TASK PROMPT> In this exercise, return the whole listing exactly, excluding any images.

# # # #

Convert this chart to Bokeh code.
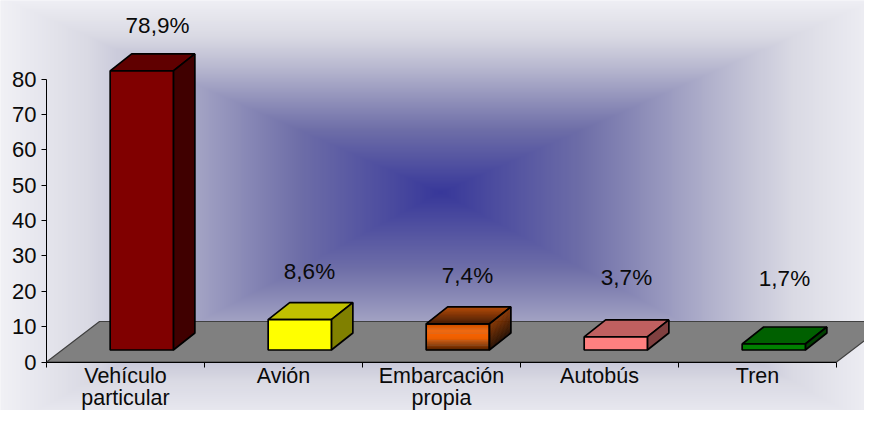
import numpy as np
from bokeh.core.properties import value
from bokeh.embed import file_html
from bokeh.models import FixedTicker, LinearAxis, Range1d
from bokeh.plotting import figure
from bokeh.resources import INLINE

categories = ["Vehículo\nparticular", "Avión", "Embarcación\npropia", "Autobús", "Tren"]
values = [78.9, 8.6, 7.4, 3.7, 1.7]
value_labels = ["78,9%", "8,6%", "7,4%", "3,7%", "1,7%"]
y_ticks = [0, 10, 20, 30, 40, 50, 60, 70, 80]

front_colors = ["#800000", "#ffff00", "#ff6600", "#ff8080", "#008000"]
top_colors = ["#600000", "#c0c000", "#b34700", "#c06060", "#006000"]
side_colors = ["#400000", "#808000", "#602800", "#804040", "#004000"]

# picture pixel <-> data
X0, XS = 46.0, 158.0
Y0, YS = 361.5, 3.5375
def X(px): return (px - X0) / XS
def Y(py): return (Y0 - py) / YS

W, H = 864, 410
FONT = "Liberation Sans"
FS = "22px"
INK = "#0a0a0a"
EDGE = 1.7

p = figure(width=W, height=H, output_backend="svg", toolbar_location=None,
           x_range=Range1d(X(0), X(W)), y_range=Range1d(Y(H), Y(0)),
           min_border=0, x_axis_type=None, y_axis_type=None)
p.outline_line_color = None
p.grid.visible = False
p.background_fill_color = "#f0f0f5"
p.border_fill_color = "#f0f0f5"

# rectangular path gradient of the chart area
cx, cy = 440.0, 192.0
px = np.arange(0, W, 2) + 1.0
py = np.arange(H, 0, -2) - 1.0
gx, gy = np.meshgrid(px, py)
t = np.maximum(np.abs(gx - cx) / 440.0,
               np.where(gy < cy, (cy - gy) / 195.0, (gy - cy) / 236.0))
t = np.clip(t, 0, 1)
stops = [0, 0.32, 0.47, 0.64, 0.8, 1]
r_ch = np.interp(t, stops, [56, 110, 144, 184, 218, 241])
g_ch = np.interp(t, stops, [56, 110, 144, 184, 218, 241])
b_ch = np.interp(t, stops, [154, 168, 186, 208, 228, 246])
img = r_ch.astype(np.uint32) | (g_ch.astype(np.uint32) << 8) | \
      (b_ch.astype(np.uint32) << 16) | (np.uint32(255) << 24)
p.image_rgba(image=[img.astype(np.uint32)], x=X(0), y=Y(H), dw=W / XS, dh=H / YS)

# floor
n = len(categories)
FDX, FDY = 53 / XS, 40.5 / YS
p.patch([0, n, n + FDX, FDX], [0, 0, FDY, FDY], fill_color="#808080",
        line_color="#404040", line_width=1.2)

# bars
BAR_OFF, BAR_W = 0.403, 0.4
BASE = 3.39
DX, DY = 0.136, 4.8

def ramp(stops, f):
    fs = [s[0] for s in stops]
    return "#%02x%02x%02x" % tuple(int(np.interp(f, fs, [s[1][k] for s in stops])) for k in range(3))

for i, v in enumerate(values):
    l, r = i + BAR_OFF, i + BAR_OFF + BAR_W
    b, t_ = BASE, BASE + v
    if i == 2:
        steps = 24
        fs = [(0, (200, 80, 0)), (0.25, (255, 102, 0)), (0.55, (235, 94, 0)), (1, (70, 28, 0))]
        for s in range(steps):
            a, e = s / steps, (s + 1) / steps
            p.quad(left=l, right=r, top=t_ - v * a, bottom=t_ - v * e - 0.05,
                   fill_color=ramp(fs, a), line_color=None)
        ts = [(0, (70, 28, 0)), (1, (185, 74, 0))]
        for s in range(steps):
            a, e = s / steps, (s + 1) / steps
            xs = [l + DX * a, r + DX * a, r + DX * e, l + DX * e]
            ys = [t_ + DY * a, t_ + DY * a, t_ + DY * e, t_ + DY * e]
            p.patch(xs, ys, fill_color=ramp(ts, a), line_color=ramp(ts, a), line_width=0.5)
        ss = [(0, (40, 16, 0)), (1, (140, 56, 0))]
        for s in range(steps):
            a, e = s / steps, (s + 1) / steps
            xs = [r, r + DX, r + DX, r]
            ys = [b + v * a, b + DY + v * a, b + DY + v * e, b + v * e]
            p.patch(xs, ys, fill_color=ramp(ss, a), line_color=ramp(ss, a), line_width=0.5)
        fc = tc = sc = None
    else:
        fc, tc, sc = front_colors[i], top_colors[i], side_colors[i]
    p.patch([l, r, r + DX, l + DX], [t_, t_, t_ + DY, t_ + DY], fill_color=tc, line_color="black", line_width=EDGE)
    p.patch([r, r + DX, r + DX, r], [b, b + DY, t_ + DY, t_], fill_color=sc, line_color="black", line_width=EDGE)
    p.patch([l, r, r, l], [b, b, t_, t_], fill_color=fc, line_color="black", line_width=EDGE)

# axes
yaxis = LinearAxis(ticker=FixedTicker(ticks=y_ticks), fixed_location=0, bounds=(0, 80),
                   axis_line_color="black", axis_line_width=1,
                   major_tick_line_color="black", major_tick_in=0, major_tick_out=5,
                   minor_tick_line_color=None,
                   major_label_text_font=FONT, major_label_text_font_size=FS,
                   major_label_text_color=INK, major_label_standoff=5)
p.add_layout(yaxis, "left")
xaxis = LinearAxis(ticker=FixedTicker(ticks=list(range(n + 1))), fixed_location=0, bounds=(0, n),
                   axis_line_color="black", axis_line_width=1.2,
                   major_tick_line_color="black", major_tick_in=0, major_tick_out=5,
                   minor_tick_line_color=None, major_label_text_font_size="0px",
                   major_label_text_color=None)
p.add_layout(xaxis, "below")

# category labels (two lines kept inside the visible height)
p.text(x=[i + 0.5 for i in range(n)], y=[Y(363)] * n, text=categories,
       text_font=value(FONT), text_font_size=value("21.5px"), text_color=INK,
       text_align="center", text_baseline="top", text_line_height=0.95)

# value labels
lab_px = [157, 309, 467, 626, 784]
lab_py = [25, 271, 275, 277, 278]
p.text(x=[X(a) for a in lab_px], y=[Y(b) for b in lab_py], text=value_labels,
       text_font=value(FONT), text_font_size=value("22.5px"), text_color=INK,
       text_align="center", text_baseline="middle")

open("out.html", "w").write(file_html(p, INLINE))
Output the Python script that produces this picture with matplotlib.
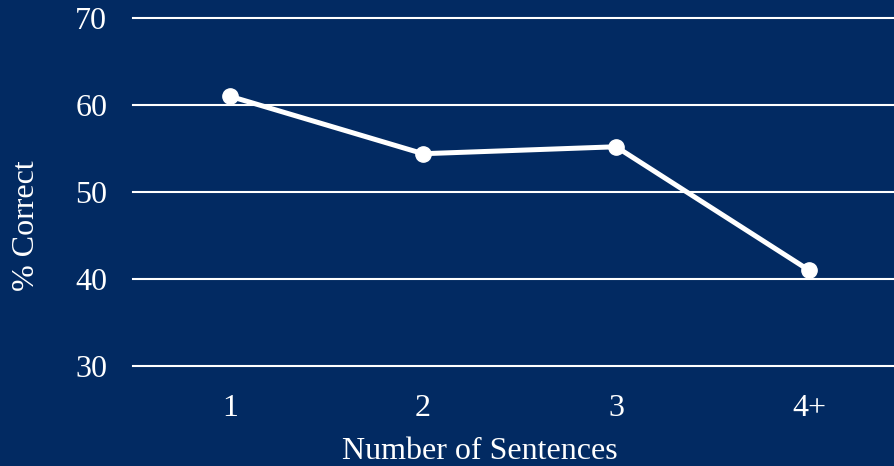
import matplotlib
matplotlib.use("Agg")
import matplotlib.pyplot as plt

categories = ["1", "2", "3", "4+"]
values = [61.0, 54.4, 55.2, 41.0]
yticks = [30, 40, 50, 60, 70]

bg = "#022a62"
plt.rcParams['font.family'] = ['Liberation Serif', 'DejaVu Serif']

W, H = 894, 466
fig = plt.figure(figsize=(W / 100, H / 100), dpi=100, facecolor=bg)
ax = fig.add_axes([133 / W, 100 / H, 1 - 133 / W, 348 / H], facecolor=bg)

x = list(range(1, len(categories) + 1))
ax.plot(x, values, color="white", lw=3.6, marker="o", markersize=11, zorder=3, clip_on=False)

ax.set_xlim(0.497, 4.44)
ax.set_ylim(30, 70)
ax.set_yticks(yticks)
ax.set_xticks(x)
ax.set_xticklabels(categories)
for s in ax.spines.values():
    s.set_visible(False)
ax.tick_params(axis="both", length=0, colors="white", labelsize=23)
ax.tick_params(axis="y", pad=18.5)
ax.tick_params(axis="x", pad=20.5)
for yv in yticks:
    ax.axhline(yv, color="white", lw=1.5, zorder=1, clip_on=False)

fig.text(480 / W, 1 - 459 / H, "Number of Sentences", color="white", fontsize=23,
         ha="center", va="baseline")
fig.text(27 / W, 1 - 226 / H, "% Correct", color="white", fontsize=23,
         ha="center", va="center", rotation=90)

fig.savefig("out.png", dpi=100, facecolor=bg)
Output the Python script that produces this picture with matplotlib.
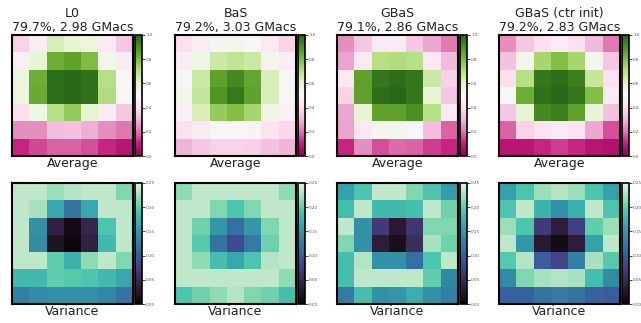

# # # #

FULL ANSWER>
Convert this chart to Bokeh code.
import numpy as np
from bokeh.core.properties import value
from bokeh.embed import file_html
from bokeh.models import FixedTicker, LinearAxis, Range1d
from bokeh.plotting import figure
from bokeh.resources import INLINE

categories = ["Vehículo\nparticular", "Avión", "Embarcación\npropia", "Autobús", "Tren"]
values = [78.9, 8.6, 7.4, 3.7, 1.7]
value_labels = ["78,9%", "8,6%", "7,4%", "3,7%", "1,7%"]
y_ticks = [0, 10, 20, 30, 40, 50, 60, 70, 80]

front_colors = ["#800000", "#ffff00", "#ff6600", "#ff8080", "#008000"]
top_colors = ["#600000", "#c0c000", "#b34700", "#c06060", "#006000"]
side_colors = ["#400000", "#808000", "#602800", "#804040", "#004000"]

# picture pixel <-> data
X0, XS = 46.0, 158.0
Y0, YS = 361.5, 3.5375
def X(px): return (px - X0) / XS
def Y(py): return (Y0 - py) / YS

W, H = 864, 410
FONT = "Liberation Sans"
FS = "22px"
INK = "#0a0a0a"
EDGE = 1.7

p = figure(width=W, height=H, output_backend="svg", toolbar_location=None,
           x_range=Range1d(X(0), X(W)), y_range=Range1d(Y(H), Y(0)),
           min_border=0, x_axis_type=None, y_axis_type=None)
p.outline_line_color = None
p.grid.visible = False
p.background_fill_color = "#f0f0f5"
p.border_fill_color = "#f0f0f5"

# rectangular path gradient of the chart area
cx, cy = 440.0, 192.0
px = np.arange(0, W, 2) + 1.0
py = np.arange(H, 0, -2) - 1.0
gx, gy = np.meshgrid(px, py)
t = np.maximum(np.abs(gx - cx) / 440.0,
               np.where(gy < cy, (cy - gy) / 195.0, (gy - cy) / 236.0))
t = np.clip(t, 0, 1)
stops = [0, 0.32, 0.47, 0.64, 0.8, 1]
r_ch = np.interp(t, stops, [56, 110, 144, 184, 218, 241])
g_ch = np.interp(t, stops, [56, 110, 144, 184, 218, 241])
b_ch = np.interp(t, stops, [154, 168, 186, 208, 228, 246])
img = r_ch.astype(np.uint32) | (g_ch.astype(np.uint32) << 8) | \
      (b_ch.astype(np.uint32) << 16) | (np.uint32(255) << 24)
p.image_rgba(image=[img.astype(np.uint32)], x=X(0), y=Y(H), dw=W / XS, dh=H / YS)

# floor
n = len(categories)
FDX, FDY = 53 / XS, 40.5 / YS
p.patch([0, n, n + FDX, FDX], [0, 0, FDY, FDY], fill_color="#808080",
        line_color="#404040", line_width=1.2)

# bars
BAR_OFF, BAR_W = 0.403, 0.4
BASE = 3.39
DX, DY = 0.136, 4.8

def ramp(stops, f):
    fs = [s[0] for s in stops]
    return "#%02x%02x%02x" % tuple(int(np.interp(f, fs, [s[1][k] for s in stops])) for k in range(3))

for i, v in enumerate(values):
    l, r = i + BAR_OFF, i + BAR_OFF + BAR_W
    b, t_ = BASE, BASE + v
    if i == 2:
        steps = 24
        fs = [(0, (200, 80, 0)), (0.25, (255, 102, 0)), (0.55, (235, 94, 0)), (1, (70, 28, 0))]
        for s in range(steps):
            a, e = s / steps, (s + 1) / steps
            p.quad(left=l, right=r, top=t_ - v * a, bottom=t_ - v * e - 0.05,
                   fill_color=ramp(fs, a), line_color=None)
        ts = [(0, (70, 28, 0)), (1, (185, 74, 0))]
        for s in range(steps):
            a, e = s / steps, (s + 1) / steps
            xs = [l + DX * a, r + DX * a, r + DX * e, l + DX * e]
            ys = [t_ + DY * a, t_ + DY * a, t_ + DY * e, t_ + DY * e]
            p.patch(xs, ys, fill_color=ramp(ts, a), line_color=ramp(ts, a), line_width=0.5)
        ss = [(0, (40, 16, 0)), (1, (140, 56, 0))]
        for s in range(steps):
            a, e = s / steps, (s + 1) / steps
            xs = [r, r + DX, r + DX, r]
            ys = [b + v * a, b + DY + v * a, b + DY + v * e, b + v * e]
            p.patch(xs, ys, fill_color=ramp(ss, a), line_color=ramp(ss, a), line_width=0.5)
        fc = tc = sc = None
    else:
        fc, tc, sc = front_colors[i], top_colors[i], side_colors[i]
    p.patch([l, r, r + DX, l + DX], [t_, t_, t_ + DY, t_ + DY], fill_color=tc, line_color="black", line_width=EDGE)
    p.patch([r, r + DX, r + DX, r], [b, b + DY, t_ + DY, t_], fill_color=sc, line_color="black", line_width=EDGE)
    p.patch([l, r, r, l], [b, b, t_, t_], fill_color=fc, line_color="black", line_width=EDGE)

# axes
yaxis = LinearAxis(ticker=FixedTicker(ticks=y_ticks), fixed_location=0, bounds=(0, 80),
                   axis_line_color="black", axis_line_width=1,
                   major_tick_line_color="black", major_tick_in=0, major_tick_out=5,
                   minor_tick_line_color=None,
                   major_label_text_font=FONT, major_label_text_font_size=FS,
                   major_label_text_color=INK, major_label_standoff=5)
p.add_layout(yaxis, "left")
xaxis = LinearAxis(ticker=FixedTicker(ticks=list(range(n + 1))), fixed_location=0, bounds=(0, n),
                   axis_line_color="black", axis_line_width=1.2,
                   major_tick_line_color="black", major_tick_in=0, major_tick_out=5,
                   minor_tick_line_color=None, major_label_text_font_size="0px",
                   major_label_text_color=None)
p.add_layout(xaxis, "below")

# category labels (two lines kept inside the visible height)
p.text(x=[i + 0.5 for i in range(n)], y=[Y(363)] * n, text=categories,
       text_font=value(FONT), text_font_size=value("21.5px"), text_color=INK,
       text_align="center", text_baseline="top", text_line_height=0.95)

# value labels
lab_px = [157, 309, 467, 626, 784]
lab_py = [25, 271, 275, 277, 278]
p.text(x=[X(a) for a in lab_px], y=[Y(b) for b in lab_py], text=value_labels,
       text_font=value(FONT), text_font_size=value("22.5px"), text_color=INK,
       text_align="center", text_baseline="middle")

open("out.html", "w").write(file_html(p, INLINE))
Output the Python script that produces this picture with matplotlib.
import matplotlib
matplotlib.use("Agg")
import matplotlib.pyplot as plt

categories = ["1", "2", "3", "4+"]
values = [61.0, 54.4, 55.2, 41.0]
yticks = [30, 40, 50, 60, 70]

bg = "#022a62"
plt.rcParams['font.family'] = ['Liberation Serif', 'DejaVu Serif']

W, H = 894, 466
fig = plt.figure(figsize=(W / 100, H / 100), dpi=100, facecolor=bg)
ax = fig.add_axes([133 / W, 100 / H, 1 - 133 / W, 348 / H], facecolor=bg)

x = list(range(1, len(categories) + 1))
ax.plot(x, values, color="white", lw=3.6, marker="o", markersize=11, zorder=3, clip_on=False)

ax.set_xlim(0.497, 4.44)
ax.set_ylim(30, 70)
ax.set_yticks(yticks)
ax.set_xticks(x)
ax.set_xticklabels(categories)
for s in ax.spines.values():
    s.set_visible(False)
ax.tick_params(axis="both", length=0, colors="white", labelsize=23)
ax.tick_params(axis="y", pad=18.5)
ax.tick_params(axis="x", pad=20.5)
for yv in yticks:
    ax.axhline(yv, color="white", lw=1.5, zorder=1, clip_on=False)

fig.text(480 / W, 1 - 459 / H, "Number of Sentences", color="white", fontsize=23,
         ha="center", va="baseline")
fig.text(27 / W, 1 - 226 / H, "% Correct", color="white", fontsize=23,
         ha="center", va="center", rotation=90)

fig.savefig("out.png", dpi=100, facecolor=bg)
Output the Python script that produces this picture with matplotlib.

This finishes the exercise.